Em dezembro deste ano, mais de 2.000 pessoas embarcarão em uma jornada carregada de significado a bordo de um navio de cruzeiro, cruzando o Oceano Atlântico. O projeto intitulado “A Grande Travessia” busca resgatar a memória da rota do tráfico de pessoas escravizadas e criar espaços para reflexão sobre as dores da escravidão.
Com partida de Santos, o navio fará paradas no Rio de Janeiro e em Salvador antes de seguir seu rumo até Luanda, a capital de Angola, um destino que carrega um peso significativo na história africana e brasileira.

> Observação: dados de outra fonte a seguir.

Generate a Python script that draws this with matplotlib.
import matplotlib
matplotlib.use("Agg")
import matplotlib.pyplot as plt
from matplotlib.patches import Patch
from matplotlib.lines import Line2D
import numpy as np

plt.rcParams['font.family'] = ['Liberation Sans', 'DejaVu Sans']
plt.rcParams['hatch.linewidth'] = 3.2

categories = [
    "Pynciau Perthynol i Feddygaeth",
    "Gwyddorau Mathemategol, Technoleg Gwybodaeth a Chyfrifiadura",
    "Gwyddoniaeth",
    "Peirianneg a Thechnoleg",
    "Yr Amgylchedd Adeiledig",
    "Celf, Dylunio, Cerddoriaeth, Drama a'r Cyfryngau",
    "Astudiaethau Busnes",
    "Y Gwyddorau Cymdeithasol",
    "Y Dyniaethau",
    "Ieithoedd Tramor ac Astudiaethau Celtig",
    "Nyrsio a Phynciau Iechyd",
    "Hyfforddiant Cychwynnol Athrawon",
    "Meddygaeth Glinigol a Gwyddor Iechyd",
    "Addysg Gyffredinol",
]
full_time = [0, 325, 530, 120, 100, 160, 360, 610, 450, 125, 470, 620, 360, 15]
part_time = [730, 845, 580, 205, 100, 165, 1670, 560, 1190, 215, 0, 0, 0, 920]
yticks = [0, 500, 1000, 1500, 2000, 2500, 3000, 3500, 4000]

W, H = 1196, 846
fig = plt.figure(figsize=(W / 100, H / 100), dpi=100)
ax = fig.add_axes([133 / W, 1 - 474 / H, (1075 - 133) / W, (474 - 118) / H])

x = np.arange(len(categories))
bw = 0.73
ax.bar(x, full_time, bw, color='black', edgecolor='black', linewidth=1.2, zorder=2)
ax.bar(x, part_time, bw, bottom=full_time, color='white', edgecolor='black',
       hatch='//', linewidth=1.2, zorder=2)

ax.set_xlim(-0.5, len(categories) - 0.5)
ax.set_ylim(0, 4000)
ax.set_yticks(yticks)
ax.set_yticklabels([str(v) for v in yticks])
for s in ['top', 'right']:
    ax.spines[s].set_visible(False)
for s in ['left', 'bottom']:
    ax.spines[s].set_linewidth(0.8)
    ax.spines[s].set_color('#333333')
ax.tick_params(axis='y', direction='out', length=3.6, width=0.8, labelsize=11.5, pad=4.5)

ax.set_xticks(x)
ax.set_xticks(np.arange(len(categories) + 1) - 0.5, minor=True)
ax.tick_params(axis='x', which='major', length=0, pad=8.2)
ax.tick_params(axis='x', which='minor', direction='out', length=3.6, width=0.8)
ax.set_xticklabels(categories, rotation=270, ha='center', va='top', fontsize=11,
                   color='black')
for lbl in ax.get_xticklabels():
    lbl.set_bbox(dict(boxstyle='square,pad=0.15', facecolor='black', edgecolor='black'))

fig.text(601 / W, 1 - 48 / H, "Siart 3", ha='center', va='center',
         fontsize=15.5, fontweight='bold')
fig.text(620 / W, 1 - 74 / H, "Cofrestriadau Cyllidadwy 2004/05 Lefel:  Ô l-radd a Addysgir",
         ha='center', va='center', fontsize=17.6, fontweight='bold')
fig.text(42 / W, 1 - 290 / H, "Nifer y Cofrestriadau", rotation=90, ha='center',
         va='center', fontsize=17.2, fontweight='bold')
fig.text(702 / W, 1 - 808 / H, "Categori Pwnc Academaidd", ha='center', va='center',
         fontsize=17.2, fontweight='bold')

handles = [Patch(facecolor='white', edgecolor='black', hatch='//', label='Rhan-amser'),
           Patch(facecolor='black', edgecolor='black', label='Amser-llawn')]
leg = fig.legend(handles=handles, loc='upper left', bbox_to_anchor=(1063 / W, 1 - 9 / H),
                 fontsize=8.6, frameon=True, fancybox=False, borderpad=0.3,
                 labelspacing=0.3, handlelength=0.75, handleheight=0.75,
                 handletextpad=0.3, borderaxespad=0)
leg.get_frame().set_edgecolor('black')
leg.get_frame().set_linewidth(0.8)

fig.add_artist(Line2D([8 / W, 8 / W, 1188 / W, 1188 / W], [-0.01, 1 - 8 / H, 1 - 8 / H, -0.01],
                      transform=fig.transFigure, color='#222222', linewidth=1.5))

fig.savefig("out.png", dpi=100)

Uma Viagem de Grande Simbolismo
Para Dagoberto José Fonseca, antropólogo responsável pela iniciativa, esta será a primeira vez que um grupo que se identifica como oriundo de Angola retorna ao continente africano nesta condição. Em uma entrevista à ONU News, concedida durante o Dia Internacional em Memória das Vítimas da Escravatura e do Comércio Transatlântico de Escravos, Fonseca, que leciona na Universidade Estadual Paulista (Unesp), destacou que a proposta visa “reconhecer, reparar e seguir com a memória e a história de nossos antepassados, criando uma conexão com um mundo atlântico em terra firme”.

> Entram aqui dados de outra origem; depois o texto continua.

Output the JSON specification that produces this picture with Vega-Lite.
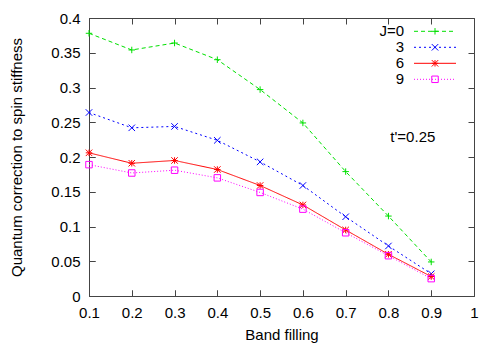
{
  "$schema": "https://vega.github.io/schema/vega-lite/v6.json",
  "width": 385,
  "height": 278,
  "autosize": {"type": "none"},
  "padding": {"left": 89, "top": 18, "right": 17, "bottom": 47},
  "background": "white",
  "config": {
    "font": "Liberation Sans",
    "view": {"stroke": "#444", "strokeWidth": 1},
    "axis": {
      "domain": false,
      "labelFont": "Liberation Sans",
      "labelFontSize": 15,
      "labelColor": "#000",
      "titleFont": "Liberation Sans",
      "titleFontSize": 15,
      "titleFontWeight": "normal",
      "titleColor": "#000",
      "gridColor": "#444",
      "gridOpacity": 1,
      "gridWidth": 1,
      "tickColor": "#444"
    }
  },
  "data": {
    "values": [
      {"x": 0.1, "y": 0.378, "series": "J=0", "Jn": "0"},
      {"x": 0.2, "y": 0.354, "series": "J=0", "Jn": "0"},
      {"x": 0.3, "y": 0.364, "series": "J=0", "Jn": "0"},
      {"x": 0.4, "y": 0.340, "series": "J=0", "Jn": "0"},
      {"x": 0.5, "y": 0.297, "series": "J=0", "Jn": "0"},
      {"x": 0.6, "y": 0.249, "series": "J=0", "Jn": "0"},
      {"x": 0.7, "y": 0.179, "series": "J=0", "Jn": "0"},
      {"x": 0.8, "y": 0.115, "series": "J=0", "Jn": "0"},
      {"x": 0.9, "y": 0.049, "series": "J=0", "Jn": "0"},
      {"x": 0.1, "y": 0.264, "series": "3", "Jn": "3"},
      {"x": 0.2, "y": 0.242, "series": "3", "Jn": "3"},
      {"x": 0.3, "y": 0.244, "series": "3", "Jn": "3"},
      {"x": 0.4, "y": 0.224, "series": "3", "Jn": "3"},
      {"x": 0.5, "y": 0.193, "series": "3", "Jn": "3"},
      {"x": 0.6, "y": 0.159, "series": "3", "Jn": "3"},
      {"x": 0.7, "y": 0.114, "series": "3", "Jn": "3"},
      {"x": 0.8, "y": 0.072, "series": "3", "Jn": "3"},
      {"x": 0.9, "y": 0.032, "series": "3", "Jn": "3"},
      {"x": 0.1, "y": 0.206, "series": "6", "Jn": "6"},
      {"x": 0.2, "y": 0.191, "series": "6", "Jn": "6"},
      {"x": 0.3, "y": 0.195, "series": "6", "Jn": "6"},
      {"x": 0.4, "y": 0.182, "series": "6", "Jn": "6"},
      {"x": 0.5, "y": 0.159, "series": "6", "Jn": "6"},
      {"x": 0.6, "y": 0.131, "series": "6", "Jn": "6"},
      {"x": 0.7, "y": 0.095, "series": "6", "Jn": "6"},
      {"x": 0.8, "y": 0.060, "series": "6", "Jn": "6"},
      {"x": 0.9, "y": 0.028, "series": "6", "Jn": "6"},
      {"x": 0.1, "y": 0.189, "series": "9", "Jn": "9"},
      {"x": 0.2, "y": 0.177, "series": "9", "Jn": "9"},
      {"x": 0.3, "y": 0.181, "series": "9", "Jn": "9"},
      {"x": 0.4, "y": 0.170, "series": "9", "Jn": "9"},
      {"x": 0.5, "y": 0.149, "series": "9", "Jn": "9"},
      {"x": 0.6, "y": 0.125, "series": "9", "Jn": "9"},
      {"x": 0.7, "y": 0.091, "series": "9", "Jn": "9"},
      {"x": 0.8, "y": 0.058, "series": "9", "Jn": "9"},
      {"x": 0.9, "y": 0.025, "series": "9", "Jn": "9"}
    ]
  },
  "layer": [
    {
      "mark": {"type": "line", "strokeWidth": 1},
      "encoding": {
        "x": {
          "field": "x", "type": "quantitative",
          "scale": {"domain": [0.1, 1], "nice": false, "zero": false},
          "axis": {
            "orient": "bottom",
            "values": [0.1, 0.2, 0.3, 0.4, 0.5, 0.6, 0.7, 0.8, 0.9, 1],
            "format": "~g",
            "title": "Band filling",
            "titleBaseline": "alphabetic",
            "titleY": 43,
            "grid": true,
            "gridDash": [6, 266, 6],
            "ticks": true,
            "tickSize": -6,
            "labelPadding": 15,
            "labelOverlap": false,
            "labelFlush": false
          }
        },
        "y": {
          "field": "y", "type": "quantitative",
          "scale": {"domain": [0, 0.4], "nice": false, "zero": false},
          "axis": {
            "orient": "left",
            "values": [0, 0.05, 0.1, 0.15, 0.2, 0.25, 0.3, 0.35, 0.4],
            "format": "~g",
            "title": "Quantum correction to spin stiffness",
            "titleBaseline": "alphabetic",
            "titleX": -68,
            "grid": true,
            "gridDash": [6, 373, 6],
            "ticks": true,
            "tickSize": -6,
            "labelPadding": 15,
            "labelOverlap": false,
            "labelFlush": false
          }
        },
        "color": {
          "field": "series", "type": "nominal",
          "scale": {"domain": ["J=0", "3", "6", "9"], "range": ["#00e000", "#0000ff", "#ff0000", "#ff00ff"]},
          "legend": {
            "orient": "none", "legendX": 298.5, "legendY": 5.8, "title": null,
            "symbolType": "M-5,0H5", "symbolSize": 70.56, "symbolStrokeWidth": 1,
            "rowPadding": 0, "labelAlign": "right",
            "labelOffset": -38.5, "symbolOffset": 40, "labelFontSize": 15,
            "labelFont": "Liberation Sans", "labelColor": "#000", "padding": 0
          }
        },
        "strokeDash": {
          "field": "series", "type": "nominal",
          "scale": {"domain": ["J=0", "3", "6", "9"], "range": [[4, 3], [2, 3], [1, 0], [1, 2]]},
          "legend": {
            "orient": "none", "legendX": 298.5, "legendY": 5.8, "title": null,
            "symbolType": "M-5,0H5", "symbolSize": 70.56, "symbolStrokeWidth": 1,
            "rowPadding": 0, "labelAlign": "right",
            "labelOffset": -38.5, "symbolOffset": 40, "labelFontSize": 15,
            "labelFont": "Liberation Sans", "labelColor": "#000", "padding": 0
          }
        }
      }
    },
    {
      "mark": {"type": "point", "filled": false, "size": 42, "strokeWidth": 1, "opacity": 1},
      "encoding": {
        "x": {"field": "x", "type": "quantitative", "axis": null},
        "y": {"field": "y", "type": "quantitative", "axis": null},
        "stroke": {
          "field": "series", "type": "nominal",
          "scale": {"domain": ["J=0", "3", "6", "9"], "range": ["#00e000", "#0000ff", "#ff0000", "#ff00ff"]},
          "legend": null
        },
        "shape": {
          "field": "Jn", "type": "nominal",
          "scale": {"range": [
            "M-1,0H1M0,-1V1",
            "M-1,-1L1,1M-1,1L1,-1",
            "M-1,0H1M0,-1V1M-1,-1L1,1M-1,1L1,-1",
            "M-1,-1H1V1H-1Z"
          ]},
          "legend": {
            "orient": "none", "legendX": 338.5, "legendY": 5.8, "title": null,
            "symbolSize": 42, "symbolStrokeWidth": 1, "symbolFillColor": "transparent",
            "rowPadding": 0, "labelOpacity": 0, "labelFontSize": 15,
            "symbolOffset": 0, "padding": 0,
            "encoding": {
              "symbols": {
                "stroke": {"value": {"expr": "datum.value=='0' ? '#00e000' : datum.value=='3' ? '#0000ff' : datum.value=='6' ? '#ff0000' : '#ff00ff'"}},
                "fill": {"value": "transparent"}
              }
            }
          }
        }
      }
    },
    {
      "data": {"values": [{"label": "t'=0.25"}]},
      "mark": {"type": "text", "fontSize": 15, "font": "Liberation Sans", "align": "center", "baseline": "middle", "color": "#000"},
      "encoding": {
        "text": {"field": "label"},
        "x": {"datum": 0.857, "type": "quantitative", "axis": null},
        "y": {"datum": 0.229, "type": "quantitative", "axis": null}
      }
    }
  ],
  "resolve": {"axis": {"x": "independent", "y": "independent"}}
}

A escolha da viagem marítima possui um valor simbólico profundo, reminiscente do trágico transporte de milhões de pessoas escravizadas entre os séculos XV e XIX. “Quando nós perdemos algo em nossas casas, fazemos o caminho de volta para encontrá-lo. Não é possível buscar a ancestralidade de avião; precisamos voltar pelas águas, pois é através delas que nossos ancestrais passaram”, justifica o antropólogo.
O Impacto da Escravidão no Brasil
Estima-se que cerca de 5 milhões de africanos foram trazidos ao Brasil como escravizados, mais do que em qualquer outro país. A maioria desses indivíduos foi capturada em Angola, na África Ocidental, e transportada em condições desumanas a bordo de navios portugueses. “As populações que deixaram o continente africano pelos portos de Angola são colossais, muito maiores do que as que partem de outros portos africanos”, explica Dagoberto.

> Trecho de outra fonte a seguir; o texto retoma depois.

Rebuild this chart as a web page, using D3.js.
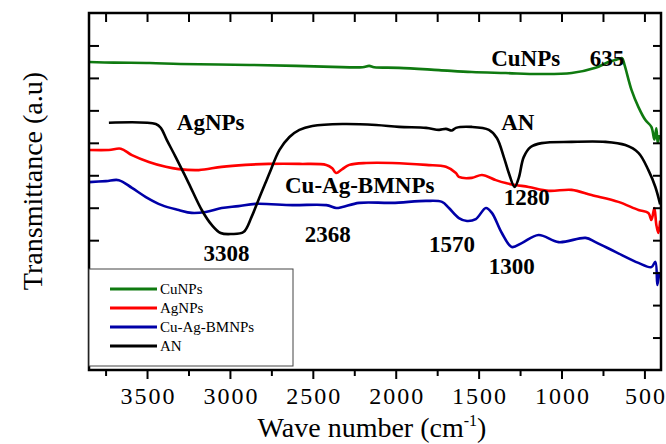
<!DOCTYPE html>
<html>
<head>
<meta charset="utf-8">
<script src="https://cdn.jsdelivr.net/npm/d3@7/dist/d3.min.js"></script>
<style>
  html, body { margin: 0; padding: 0; background: #fff; }
  svg { display: block; }
  text { font-family: "Liberation Serif", "Times New Roman", serif; }
</style>
</head>
<body>
<svg id="chart" width="666" height="444"></svg>
<script>
// FTIR spectra: wavenumber (cm^-1) vs transmittance (arbitrary units, offset traces)
const wnCu = [3850, 3700, 3483, 3300, 2882, 2600, 2383, 2200, 2160, 2130, 1980, 1739, 1541, 1336, 1138, 939, 795, 717, 657, 635, 620, 578, 536, 494, 458, 440, 428, 420, 410];
const tCu  = [9.49, 9.47, 9.46, 9.43, 9.40, 9.37, 9.34, 9.33, 9.37, 9.33, 9.31, 9.24, 9.18, 9.15, 9.12, 9.15, 9.31, 9.49, 9.58, 9.61, 9.40, 8.63, 8.10, 7.70, 7.49, 7.10, 7.45, 7.00, 7.24];

const wnAg = [3850, 3730, 3658, 3591, 3489, 3387, 3309, 3188, 3050, 2906, 2767, 2581, 2419, 2383, 2360, 2322, 2280, 2178, 2022, 1817, 1697, 1637, 1619, 1541, 1480, 1396, 1336, 1276, 1198, 1078, 939, 819, 657, 536, 476, 458, 440, 428, 416, 405];
const tAg  = [6.78, 6.78, 6.82, 6.62, 6.41, 6.26, 6.19, 6.16, 6.26, 6.32, 6.35, 6.35, 6.32, 6.22, 6.07, 6.19, 6.32, 6.38, 6.38, 6.32, 6.26, 6.07, 5.95, 5.92, 6.01, 5.85, 5.76, 5.70, 5.64, 5.52, 5.55, 5.39, 5.18, 4.93, 4.84, 4.62, 4.99, 4.47, 4.22, 4.60];

const wnBm = [3850, 3748, 3670, 3591, 3507, 3411, 3309, 3231, 3146, 3050, 2948, 2846, 2623, 2419, 2359, 2322, 2220, 2022, 1817, 1721, 1679, 1619, 1570, 1517, 1456, 1420, 1360, 1300, 1240, 1138, 1017, 855, 795, 675, 536, 458, 434, 422, 410];
const tBm  = [5.79, 5.82, 5.85, 5.61, 5.33, 5.08, 4.93, 4.84, 4.87, 4.99, 5.05, 5.12, 5.08, 5.08, 4.99, 5.02, 5.15, 5.15, 5.21, 5.18, 4.99, 4.68, 4.59, 4.65, 4.99, 4.84, 4.22, 3.79, 3.91, 4.16, 3.94, 4.07, 3.94, 3.64, 3.30, 3.17, 3.33, 2.62, 3.02];

const wnAN = [3730, 3447, 3417, 3381, 3327, 3249, 3170, 3110, 3056, 2990, 2918, 2870, 2828, 2786, 2761, 2701, 2641, 2581, 2503, 2322, 2118, 1980, 1817, 1739, 1697, 1661, 1637, 1541, 1438, 1390, 1348, 1318, 1283, 1258, 1228, 1186, 1120, 939, 735, 615, 536, 476, 434, 405];
const tAN  = [7.62, 7.58, 7.46, 7.09, 6.56, 5.76, 4.93, 4.47, 4.22, 4.19, 4.25, 4.71, 5.24, 5.76, 6.07, 6.78, 7.18, 7.40, 7.52, 7.58, 7.55, 7.49, 7.46, 7.40, 7.43, 7.38, 7.46, 7.49, 7.40, 7.15, 6.56, 6.07, 5.64, 5.92, 6.56, 6.87, 6.99, 7.03, 7.03, 6.93, 6.69, 6.16, 5.64, 5.10];

const seriesNames  = ["CuNPs", "AgNPs", "Cu-Ag-BMNPs", "AN"];
const seriesColors = ["#0f7a10", "#ff0000", "#0000a8", "#000000"];

const xTickValues = [3500, 3000, 2500, 2000, 1500, 1000, 500];
const xMinorValues = [3750, 3250, 2750, 2250, 1750, 1250, 750];

// Peak annotations: [wavenumber, transmittance, text]
const peakLabels = [
  [1216, 9.37, "CuNPs"],
  [726, 9.37, "635"],
  [3116, 7.40, "AgNPs"],
  [1264, 7.40, "AN"],
  [1210, 5.08, "1280"],
  [2217, 5.45, "Cu-Ag-BMNPs"],
  [3020, 3.36, "3308"],
  [2410, 3.94, "2368"],
  [1661, 3.64, "1570"],
  [1300, 2.96, "1300"]
];

const svg = d3.select("#chart");
const L = 89, R = 661, T = 13, B = 370;

const x = d3.scaleLinear().domain([3850, 400]).range([L, R]);
const y = d3.scaleLinear().domain([0, 11]).range([B, T]);

svg.append("defs").append("clipPath").attr("id", "plotClip")
  .append("rect").attr("x", L).attr("y", T).attr("width", R - L).attr("height", B - T);

const line = d3.line()
  .x(d => x(d[0])).y(d => y(d[1]))
  .curve(d3.curveCatmullRom.alpha(0.5));

const traces = [
  d3.zip(wnCu, tCu),
  d3.zip(wnAg, tAg),
  d3.zip(wnBm, tBm),
  d3.zip(wnAN, tAN)
];

const plot = svg.append("g").attr("clip-path", "url(#plotClip)");
traces.forEach((pts, i) => {
  plot.append("path")
    .attr("d", line(pts))
    .attr("fill", "none")
    .attr("stroke", seriesColors[i])
    .attr("stroke-width", 2.6)
    .attr("stroke-linejoin", "round");
});

// Axes
const tickFont = g => g.selectAll("text")
  .style("font-family", '"Liberation Serif", "Times New Roman", serif')
  .style("font-size", "24px")
  .style("letter-spacing", "2px")
  .attr("fill", "#000");

const xBottom = svg.append("g").attr("transform", `translate(0,${B})`)
  .call(d3.axisBottom(x).tickValues(xTickValues).tickSize(9).tickPadding(8).tickFormat(d3.format("d")));
xBottom.call(tickFont);
xBottom.selectAll("text").attr("dx", "1px");
svg.append("g").attr("transform", `translate(0,${B})`)
  .call(d3.axisBottom(x).tickValues(xMinorValues).tickSize(6).tickFormat(""));

svg.append("g").attr("transform", `translate(0,${T})`)
  .call(d3.axisBottom(x).tickValues(xTickValues.concat(xMinorValues)).tickSize(9).tickFormat(""));

const yTicks = d3.range(1, 11);
svg.append("g").attr("transform", `translate(${L},0)`)
  .call(d3.axisRight(y).tickValues(yTicks).tickSize(10).tickFormat(""));
svg.append("g").attr("transform", `translate(${R},0)`)
  .call(d3.axisLeft(y).tickValues(yTicks).tickSize(8).tickFormat(""));

svg.selectAll(".domain").remove();
svg.selectAll(".tick line").attr("stroke", "#000").attr("stroke-width", 2);

// Frame
svg.append("rect")
  .attr("x", L).attr("y", T).attr("width", R - L).attr("height", B - T)
  .attr("fill", "none").attr("stroke", "#000").attr("stroke-width", 2.5);

// Peak annotations
svg.append("g").selectAll("text").data(peakLabels).join("text")
  .attr("x", d => x(d[0])).attr("y", d => y(d[1]))
  .attr("text-anchor", "middle")
  .style("font-size", "23px").style("font-weight", "bold")
  .attr("fill", "#000")
  .text(d => d[2]);

// Axis titles
const xt = svg.append("text")
  .attr("x", 372).attr("y", 437)
  .attr("text-anchor", "middle")
  .style("font-size", "28px").attr("fill", "#000");
xt.append("tspan").text("Wave number (cm");
xt.append("tspan").attr("dy", -11).style("font-size", "16px").text("-1");
xt.append("tspan").attr("dy", 11).text(")");

svg.append("text")
  .attr("transform", "translate(42,181) rotate(-90)")
  .attr("text-anchor", "middle")
  .style("font-size", "28px").attr("fill", "#000")
  .text("Transmittance (a.u)");

// Legend
const lg = svg.append("g");
lg.append("rect").attr("x", L).attr("y", 269).attr("width", 204).attr("height", 97)
  .attr("fill", "#fff").attr("stroke", "#444").attr("stroke-width", 1);
seriesNames.forEach((name, i) => {
  const ly = 289 + i * 19;
  lg.append("line").attr("x1", 110).attr("x2", 157).attr("y1", ly).attr("y2", ly)
    .attr("stroke", seriesColors[i]).attr("stroke-width", 3);
  lg.append("text").attr("x", 160).attr("y", ly + 5)
    .style("font-size", "15px").attr("fill", "#000").text(name);
});
</script>
</body>
</html>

Dagoberto José Fonseca, antropólogo responsável pelo projeto
Legados Visíveis da Escravidão
O professor da Unesp afirma que as marcas da escravidão ainda são visíveis no Brasil, afetando a identidade nacional, a cultura, a gastronomia e a língua. Com Angola se preparando para comemorar 50 anos de independência em novembro de 2025, Fonseca enfatiza que essa é uma razão adicional para realizar a viagem este ano. “Não é à toa que o Brasil foi o primeiro país a reconhecer a independência de Angola em 11 de novembro de 1975”, acrescenta.
Uma Travessia de 21 Dias
A jornada terá a duração de 21 dias, começando em 1 de dezembro de 2025. A travessia pelo Atlântico levará sete dias, seguidos de sete dias em Angola e, finalmente, mais sete dias de volta. O projeto espera contar com a participação de cerca de 2.000 pessoas, incluindo estudantes, professores, acadêmicos, empresários, descendentes de escravizados e líderes religiosos.
Durante a viagem, serão promovidas diversas atividades a bordo, como workshops e mesas-redondas, além de oportunidades para networking. A equipe do projeto acredita que a travessia servirá para reabrir as rotas marítimas do Atlântico, fomentando diálogos e conexões.
“A Grande Travessia” é um projeto inédito sobre a antiga rota marítima de tráfico de africanos vendidos como escravos
Reverenciando as Vítimas
Durante a jornada, serão realizadas homenagens em memória dos mais de 2,5 milhões de indivíduos que perderam a vida na travessia entre os continentes africano e americano. Dagoberto José Fonseca lembra que “o Atlântico não deve ser visto como um lugar de sepultamento”, mas como um espaço para relembrar aqueles que foram jogados violentamente em suas águas.
Os organizadores veem o cruzeiro como um elemento dentro de um movimento mais amplo que clama por reparações pela escravidão transatlântica e pelo colonialismo europeu. “Este é, sem dúvida, o grande marco do projeto ‘A Grande Travessia’, que ressoa com tudo que as Nações Unidas têm abordado desde seus documentos de 1948”, conclui o antropólogo.
Vale lembrar que o Dia Internacional em Memória das Vítimas da Escravatura e do Comércio Transatlântico de Escravos foi instituído pela Assembleia Geral das Nações Unidas em 2007, sendo celebrado no dia 25 de março. Uma linda oportunidade para permanecer atento e envolvido nas discussões sobre racismo, reparações e a luta por justiça social.